The challenge is to maintain cultural and communal
identities, which the Orthodox churches represent
as much as they do religious traditions, without
denying their flocks the rights and advantages of
full integration into American life. For the Greek
Orthodox church, whose 1.5 million members make it
the country's largest Orthodox body, it is an
especially sensitive issue.
It was something Archbishop Demetrios, primate of
the Greek Orthodox Archdiocese of America,
included in a state-of-the-church address that
opened the five-day 37th Biennial Clergy-Laity
Congress, which ended yesterday.
"The Hellenism we are talking about is not a
nationalist, chauvinist entity," he said. "It is a
designation of a superb synthesis of language,
history and culture, an indispensable component in
building for a lasting future."
To educate Greek-Americans about such timeless
Hellenic principles as democracy and freedom, the
advancement of knowledge and science, and
cultivation of the beauty in art is to make them
both better Greeks and better Americans, he said.
Before the conference, Demetrios was asked what he
considered the main problem of the archdiocese,
which contains 550 parishes reaching from New
York, its administrative headquarters, to San
Francisco.
He said it was the struggle by immigrants to keep
their identity while, at the same time, adapting
to their new environment.
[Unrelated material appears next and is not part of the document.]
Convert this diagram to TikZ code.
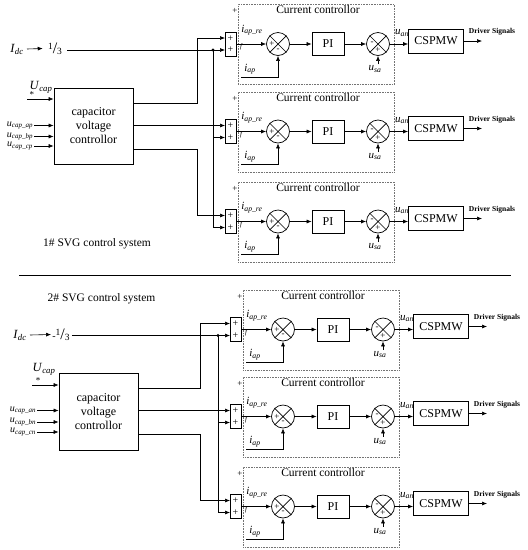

A related issue, he
said, was combining the deep, elaborate
spirituality of Orthodoxy and the materialism and
technology of the secular society.
Thus, a dozen workshops and seminars were devoted
to dealing with various issues inspired by those
dilemmas, including one that promoted the idea of
teaching Greek in public schools and another that
explored the impact of pop culture on Orthodoxy.
But there were some ironies - Demetrios spoke in
English, and a 42-page proposed overhaul of rules
governing the organization and administration of
the archdiocese was printed in English, with a
footnote calling it the official language of the
text.
Another major concern came up in sessions devoted
to luring religious and cultural dropouts back
into church life.
"There are thousands of people, nominally Greek
Orthodox," Demetrios said, "who have been
disconnected, who have been lost in the turmoil of
modern life. . . . It is totally unthinkable and
unacceptable to have parishes with only 1,000
members when they are surrounded by thousands of
unchurched
Orthodox people."
The Clergy-Laity Congress is the church's highest
legislative body, with authority to debate and
decide everything from budgets to educational and
charitable priorities. The presiding officer is
the archbishop, and the only thing delegates
cannot change is dogma.
Demetrios, the sixth spiritual leader of the
American flock since the establishment of the
archdiocese in 1922, seemed at ease in his various
roles at the convention. He is 76, and has spent
nearly four decades coping with the secular
society and his own role in it. He was born in
Greece, but has worked mostly in the United States
since 1965, a year after his ordination. He was
installed as primate five years ago.
At the clergy-laity conference, he turned up at
all kinds of liturgical and social events and
conducted several religious services, two in the
hotel's Broadway Ballroom. One of them, before the
opening-day breakfast, kept Bloomberg waiting for
nearly 30 minutes.
"The mayor's lucky," a New Jersey delegate said.
"The service yesterday lasted three hours."